The pipeline is composed of several Docker containers:
- Sentence splitter
- Word tokenizer
- Part-of-speech tagger
- Named-entity chunker
Each container runs a single process, a server that implements the Concrete Thrift service Annotator on port 9090. Annotator supports a method annotate :: Communication -> Communication
, and we call Docker containers like this an Analytic. They accept Communications, and return them with some annotation. In principle, any of these analytics could be used in isolation by passing Communications directly to it, but different analytics depend on preexisting annotations: the tagger has to know what the tokens are, the tokenizer has to know what the sentences are, and so forth. Encoding these annotations in Concrete objects is a tedious process, so we'll create one more Docker container:
This container also implements the Annotator interface, but it's only job is to accept minimal Communications (e.g. where only the text field is filled in) and pass them through the other containers in the appropriate order. We'll only expose this top-level container as a service, and so from other applications' perspectives it appears like a single analytic that provides four types of annotation.

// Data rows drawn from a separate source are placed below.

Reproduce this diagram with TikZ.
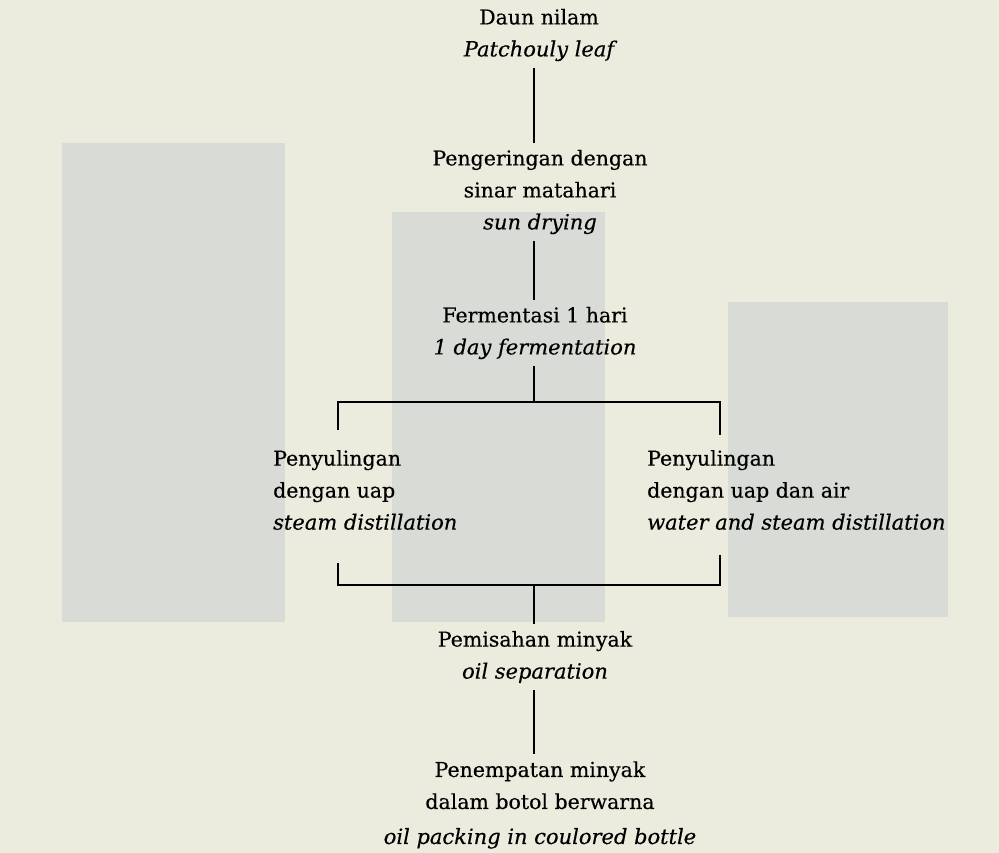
\documentclass[tikz,border=0pt]{standalone}
\usepackage{fontspec}
\setmainfont{DejaVu Serif}[UprightFeatures={FakeBold=0.4},ItalicFeatures={FakeBold=0.4}]
\definecolor{paper}{RGB}{236,236,222}
\definecolor{block}{RGB}{217,220,214}
\newcommand\engl[1]{{\fontsize{21}{32}\selectfont\itshape #1}}
\begin{document}
\begin{tikzpicture}[x=1pt,y=-1pt,
  lbl/.style={inner sep=7pt, align=center, font=\fontsize{20.5}{32}\selectfont},
  lblw/.style={inner sep=7pt, align=left, anchor=west, font=\fontsize{20.5}{32}\selectfont},
  conn/.style={line width=2pt, black}]
\fill[paper] (0,0) rectangle (999,853);
\useasboundingbox (0,0) rectangle (999,853);
% show-through shading of the scanned page
\fill[block] (62,143) rectangle (285,622);
\fill[block] (392,212) rectangle (605,622);
\fill[block] (728,302) rectangle (948,617);

\node[lbl] (n1) at (539,35) {Daun nilam\\ \engl{Patchouly leaf}};
\node[lbl] (n2) at (540,192) {Pengeringan dengan\\ sinar matahari\\ \engl{sun drying}};
\node[lbl] (n3) at (535,333) {Fermentasi 1 hari\\ \engl{1 day fermentation}};
\node[lblw] (n4) at (266,490) {Penyulingan\\ dengan uap\\ \engl{steam distillation}};
\node[lblw] (n5) at (640,490) {Penyulingan\\ dengan uap dan air\\ \engl{water and steam distillation}};
\node[lbl] (n6) at (535,657) {Pemisahan minyak\\ \engl{oil separation}};
\node[lbl] (n7) at (540,805) {Penempatan minyak\\ dalam botol berwarna\\[3pt] \engl{oil packing in coulored bottle}};

\coordinate (sp) at (534,402);
\coordinate (bl) at (338,402);
\coordinate (br) at (720,402);
\coordinate (bl2) at (338,430);
\coordinate (br2) at (720,435);
\coordinate (jl1) at (338,563);
\coordinate (jr1) at (720,555);
\coordinate (jl) at (338,585);
\coordinate (jr) at (720,585);
\coordinate (jm) at (534,585);

\draw[conn] (n1.south -| sp) -- (n2.north -| sp);
\draw[conn] (n2.south -| sp) -- (n3.north -| sp);
\draw[conn] (n3.south -| sp) -- (sp);
\draw[conn] (bl2) -- (bl) -- (br) -- (br2);
\draw[conn] (jl1) -- (jl) -- (jr) -- (jr1);
\draw[conn] (jm) -- (n6.north -| jm);
\draw[conn] (n6.south -| jm) -- (n7.north -| jm);
\end{tikzpicture}
\end{document}
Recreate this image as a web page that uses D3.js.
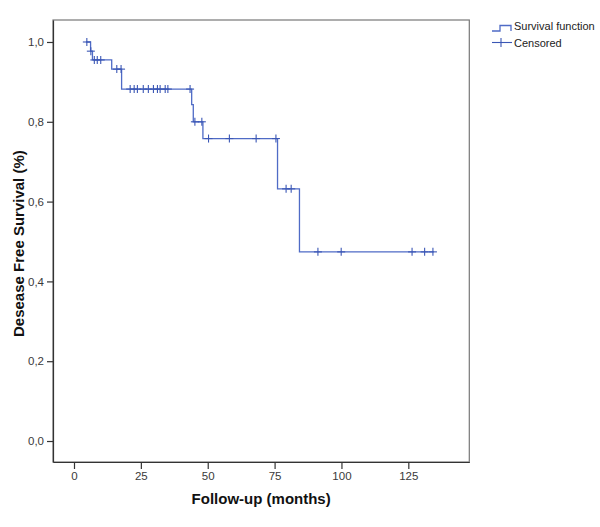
<!DOCTYPE html>
<html>
<head>
<meta charset="utf-8">
<script src="https://cdn.jsdelivr.net/npm/d3@7"></script>
<style>
  html, body { margin: 0; padding: 0; background: #fff; }
  svg { display: block; }
</style>
</head>
<body>
<svg id="chart" width="600" height="527"></svg>
<script>
// ---- data ----
const stepTimes    = [4.5, 6.2, 6.9, 14.1, 17.8, 44.0, 44.6, 48.2, 76.1, 84.3];
const stepSurvival = [1.000, 0.977, 0.955, 0.932, 0.882, 0.843, 0.800, 0.758, 0.632, 0.474];
const lastTime = 134.5;
const censorTimes = [4.8, 6.3, 7.6, 8.7, 10.0, 16.0,
  17.6, 21.0, 22.5, 23.7, 25.9, 27.8, 29.7, 31.2, 32.2, 34.1, 35.1, 43.4,
  45.2, 47.8, 50.3, 58.1, 68.1, 75.5, 79.3, 81.2,
  91.2, 99.9, 126.4, 131.1, 134.2];
const xTicks = [0, 25, 50, 75, 100, 125];
const yTicks = [0, 0.2, 0.4, 0.6, 0.8, 1.0];
const legendLabels = ["Survival function", "Censored"];

// ---- layout ----
const svg = d3.select("#chart");
const L = 53, R = 469.3, T = 20, B = 462;
const x = d3.scaleLinear().domain([-7.85, 147.8]).range([L, R]);
const y = d3.scaleLinear().domain([-0.0526, 1.0551]).range([B, T]);
const lineColor = "#4f6bc6";
const censorColor = "#3b57b5";
const font = "'Liberation Sans', Arial, sans-serif";

// frame
svg.append("rect").attr("x", L).attr("y", T).attr("width", R - L).attr("height", B - T)
  .attr("fill", "none").attr("stroke", "#777").attr("stroke-width", 1.2);

// axes
const xAxis = d3.axisBottom(x).tickValues(xTicks).tickSize(7).tickSizeOuter(0).tickPadding(3)
  .tickFormat(d3.format("d"));
const gx = svg.append("g").attr("transform", `translate(0,${B})`).call(xAxis);
gx.select(".domain").attr("stroke", "#333").attr("stroke-width", 1.2);
gx.selectAll(".tick line").attr("stroke", "#333").attr("stroke-width", 1.2);
gx.selectAll(".tick text").attr("font-family", font).attr("font-size", 11.5).attr("fill", "#3a3a3a");

const yAxis = d3.axisLeft(y).tickValues(yTicks).tickSize(6).tickSizeOuter(0).tickPadding(3)
  .tickFormat(d => d3.format(".1f")(d).replace(".", ","));
const gy = svg.append("g").attr("transform", `translate(${L},0)`).call(yAxis);
gy.select(".domain").attr("stroke", "#333").attr("stroke-width", 1.2);
gy.selectAll(".tick line").attr("stroke", "#333").attr("stroke-width", 1.2);
gy.selectAll(".tick text").attr("font-family", font).attr("font-size", 11.5).attr("fill", "#3a3a3a");

// titles
svg.append("text").attr("x", (L + R) / 2).attr("y", 504).attr("text-anchor", "middle")
  .attr("font-family", font).attr("font-weight", "bold").attr("font-size", 15).attr("fill", "#111")
  .text("Follow-up (months)");
svg.append("text").attr("transform", "translate(24,337) rotate(-90)").attr("text-anchor", "start")
  .attr("font-family", font).attr("font-weight", "bold").attr("font-size", 15).attr("fill", "#111")
  .text("Desease Free Survival (%)");

// survival curve
const pts = stepTimes.map((t, i) => [t, stepSurvival[i]]);
pts.push([lastTime, stepSurvival[stepSurvival.length - 1]]);
const line = d3.line().x(d => x(d[0])).y(d => y(d[1])).curve(d3.curveStepAfter);
svg.append("path").datum(pts).attr("d", line).attr("fill", "none")
  .attr("stroke", lineColor).attr("stroke-width", 1.3);

// censor marks
function survAt(t) {
  let s = stepSurvival[0];
  for (let i = 0; i < stepTimes.length; i++) if (stepTimes[i] <= t) s = stepSurvival[i];
  return s;
}
const cs = 4;
const cg = svg.append("g").attr("stroke", censorColor).attr("stroke-width", 1.1);
censorTimes.forEach(t => {
  const cx = x(t), cy = y(survAt(t));
  cg.append("line").attr("x1", cx - cs).attr("x2", cx + cs).attr("y1", cy).attr("y2", cy);
  cg.append("line").attr("x1", cx).attr("x2", cx).attr("y1", cy - cs).attr("y2", cy + cs);
});

// legend
const lg = svg.append("g");
lg.append("path").attr("d", "M492,31 H500 V25.5 H511 V31").attr("fill", "none")
  .attr("stroke", lineColor).attr("stroke-width", 1.3);
lg.append("line").attr("x1", 492).attr("x2", 512).attr("y1", 42.5).attr("y2", 42.5)
  .attr("stroke", censorColor).attr("stroke-width", 1.1);
lg.append("line").attr("x1", 501).attr("x2", 501).attr("y1", 38).attr("y2", 47)
  .attr("stroke", censorColor).attr("stroke-width", 1.1);
legendLabels.forEach((lab, i) => {
  lg.append("text").attr("x", 514).attr("y", 30 + i * 16.5)
    .attr("font-family", font).attr("font-size", 11).attr("fill", "#222").text(lab);
});
</script>
</body>
</html>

Finally, there is a trivial web interface with a text box for the user to submit communications to the pipeline and display all named entities it finds.
Assuming you have Docker, Docker Compose, and Git installed, building and running the pipeline is trivial:
git clone https://gitlab.hltcoe.jhu.edu/lippincott/docker-nltk.git
cd docker-nltk
docker-compose build --force-rm
docker-compose up
Now, you should have the top-level analytic listening on port 9090.
The file scripts/concrete_annotator_client.py
implements the Client aspect of the Annotator interface, and can be used to connect to the pipeline:
python scripts/concrete_annotator_client.py -p 9090
This will let you enter text, run it through the pipeline, and print out any named entities that were found:
Write some text > John went to Philadelphia. While there, he met Sue.
GSP Philadelphia
PERSON John
PERSON Sue
Note this isn't showing the full annotated communication, which now has sentence, token, part-of-speech, and named-entity information (this would be an ugly object) but you could easily modify scripts/concrete_annotator_client.py
to see it. Or to run in batch mode over a database of communications. Or...
This is a tremendously simple example: each container is actually the same Docker image, just running different server code. This is because the analytics are all the default solutions from NLTK, and so the dependencies are identical. However, since the analytics are decoupled, it would be easy to swap in a different e.g. part-of-speech tagger analytic that uses the same tag inventory.
The code for each analytic server (in the scripts/
directory) has a ton of duplication that could be factored out. However, if your analytics were more diverse, this would be less the case: for example, in this pipeline none of the analytic servers need to be passed any arguments or model paths, but real-life analytics will need more involved initialization, might need special data manipulation, etc. At the end of the day though, the Annotator interface is all the end-user should need to understand.